Welfare consequences of coal exit for coal workers

Welfare consequences of coal exit for coal workers

Monday, 30 September 2019 - 11:00am to 12:00pm

When industries decline, workers often lose their jobs. Demands for compensation often arise when political decisions, e.g. international trade deals or environmental regulations, are at the origin of the decline. This requires a calculation of the welfare costs related to job loss.

Using a simple model of probabilistic transitions, we account for the fact that the value of jobs depends on individuals’ age, experience, occupation. Based on exhaustive administrative micro-data on employment biographies, we determine probabilities for individuals of different characteristic of becoming or leaving unemployment, moving between jobs and retiring. We also make transitions dependent on the business cycle.

We apply the model to assess the welfare costs of job loss in the German coal industry. We contrast predicted income streams for different workers under the alternative scenarios of a rapid coal exit versus business as usual. The results also enable policy-makers to assess the costs and benefits of policy instruments aimed at compensating workers, such as early retirement policies, cash transfers or job guarantees.

Event Location: 
Australian-German College of Climate and Energy
Level 1, 187 Grattan Street
3010 Parkville , VIC
Victoria
Speakers

Dr. Luke Haywood is a researcher in the working group Sustainable Resource Management and Global Change at the Mercator Research Institute on Global Commons and Climate Change (MCC). His main research interests are empirical analyses of the labour market, public economics and transport.

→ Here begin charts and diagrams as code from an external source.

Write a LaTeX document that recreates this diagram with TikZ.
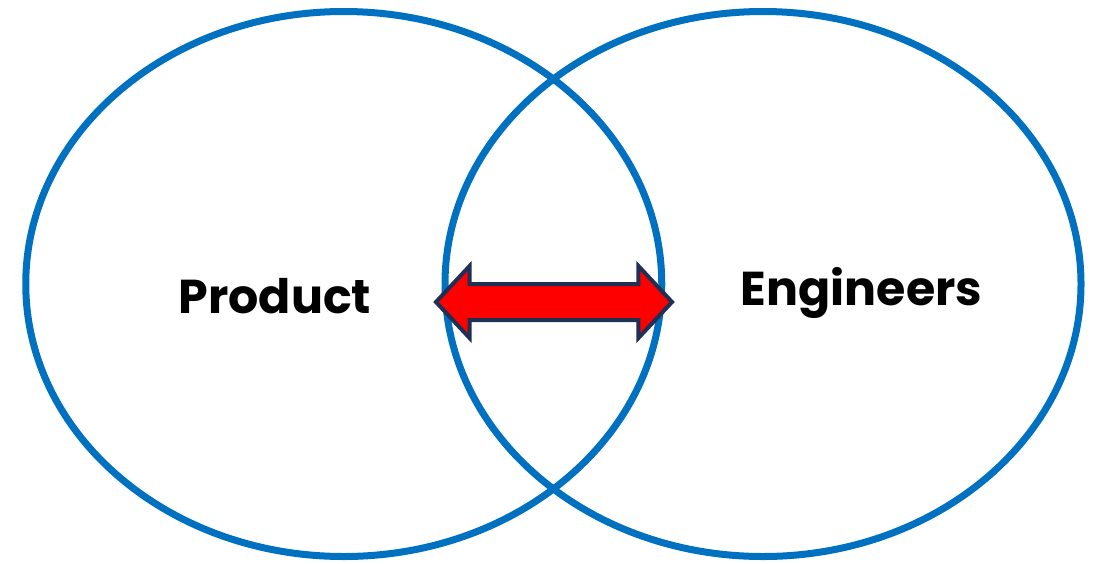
\documentclass[tikz,border=0pt]{standalone}
\usepackage{fontspec}
\setmainfont{Poppins}
\usetikzlibrary{shapes.geometric}
\usetikzlibrary{shapes.arrows}
\definecolor{vennblue}{RGB}{0,112,192}
\definecolor{navy}{RGB}{31,48,84}

\begin{document}
\begin{tikzpicture}[x=1pt,y=-1pt,
  venn/.style={draw=vennblue,line width=7pt,ellipse,inner sep=0pt,minimum width=636pt,minimum height=545pt},
  team/.style={anchor=base,inner sep=0pt,font=\fontsize{47.5}{52}\selectfont\bfseries},
  link/.style={double arrow,draw=navy,fill=red,line width=4pt,line join=miter,inner xsep=0pt,inner ysep=16pt,
    minimum height=236pt,double arrow head extend=18pt,double arrow tip angle=94}]
  \useasboundingbox (0,0) rectangle (1099,563);
  \node[venn] (prod) at (343.75,284) {};
  \node[venn] (eng) at (763,284) {};
  \node[link] (arr) at (554,302) {};
  \node[team] (p) at (275,313) {Product};
  \node[team] (e) at (861.5,305) {Engineers};
\end{tikzpicture}
\end{document}
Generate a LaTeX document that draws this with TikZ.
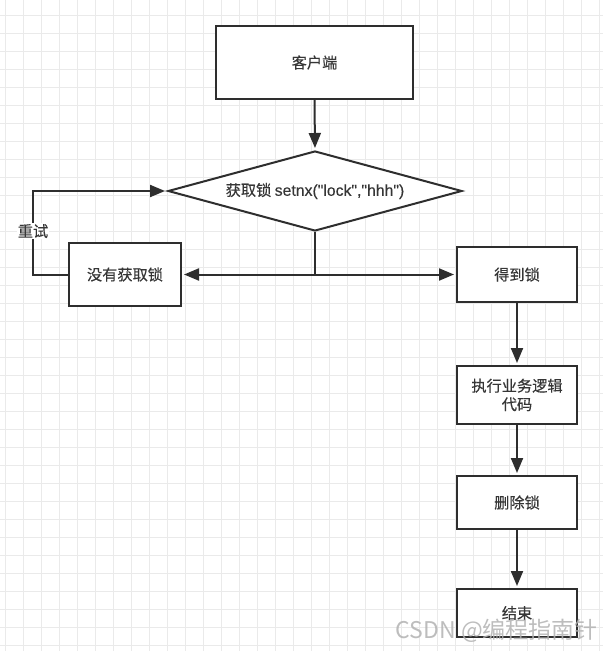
\documentclass[tikz,border=0pt]{standalone}
\usepackage{fontspec}
\setmainfont{Noto Sans CJK SC}[Ligatures=TeXOff]
\newfontfamily\lbl{Noto Sans CJK SC}[Ligatures=TeXOff,FakeBold=0.35]
\newfontfamily\lat{Liberation Sans}[Ligatures=TeXOff,FakeBold=0.35]
\usetikzlibrary{arrows.meta,shapes.geometric}
\definecolor{ink}{HTML}{2E2E2E}
\definecolor{txt}{HTML}{363636}
\definecolor{gridminor}{HTML}{EAEAEA}
\tikzset{
  lblfont/.style={font=\lbl\fontsize{15.2}{18.5}\selectfont},
  box/.style={draw=ink, line width=2pt, fill=white, text=txt, lblfont, align=center, inner sep=0pt},
  conn/.style={draw=ink, line width=2pt},
  arr/.style={conn, -{Triangle[length=15pt,width=12pt]}, shorten >=2pt},
}
\begin{document}
\begin{tikzpicture}[x=1pt,y=-1pt]
\useasboundingbox (0,0) rectangle (603,651);
\fill[white] (0,0) rectangle (603,651);
% grid
\foreach \i in {0,...,33} {
  \pgfmathsetmacro{\xx}{5+18*\i}
  \draw[gridminor, line width=0.8pt] (\xx,0) -- (\xx,651);
}
\foreach \i in {0,...,35} {
  \pgfmathsetmacro{\yy}{15+18*\i}
  \draw[gridminor, line width=0.8pt] (0,\yy) -- (603,\yy);
}
% nodes
\node[box, minimum width=197pt, minimum height=73pt] (client) at (314.5,62.5) {客户端};
\node[box, shape=diamond, aspect=3.675, minimum width=294pt, minimum height=80pt] (dec) at (315,191) {获取锁 {\lat\fontsize{15.8}{18.5}\selectfont setnx(\char34 lock\char34,\char34 hhh\char34)}};
\node[box, minimum width=112pt, minimum height=63pt] (nolock) at (125,274.5) {没有获取锁};
\node[box, minimum width=120pt, minimum height=55pt] (got) at (517,274.5) {得到锁};
\node[box, minimum width=120pt, minimum height=58pt] (exec) at (517,395) {执行业务逻辑\\代码};
\node[box, minimum width=120pt, minimum height=53pt] (del) at (517,502.5) {删除锁};
\node[box, minimum width=120pt, minimum height=48pt] (end) at (517,613) {结束};
\coordinate (j) at (dec.south |- nolock.east);
\coordinate (loop) at (33,274.5);
% connectors
\draw[arr] (client.south) -- (dec.north);
\draw[conn] (dec.south) -- (j);
\draw[arr] (j) -- (nolock.east);
\draw[arr] (j) -- (got.west);
\draw[arr] (nolock.west) -- (loop) |- node[pos=0.26, fill=white, text=txt, lblfont, inner sep=1pt] (retry) {重试} (dec.west);
\draw[arr] (got.south) -- (exec.north);
\draw[arr] (exec.south) -- (del.north);
\draw[arr] (del.south) -- (end.north);
% watermark
\node[text=black!30, opacity=0.85, font=\fontsize{23}{26}\selectfont, anchor=east, inner sep=0pt] (wm) at (598,631) {CSDN @编程指南针};
\end{tikzpicture}
\end{document}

Luke is currently lead researcher of the project Economic Consequences of Coal Exit analyzing the welfare effects for workers of transiting to a post-fossil economy. Before joining MCC, Luke was postdoc in the public economics department at DIW Berlin for five years and labour economist at the OECD for one year.  He received his PhD at the Paris School of Economics after studying economics at Oxford (BA, M.Phil).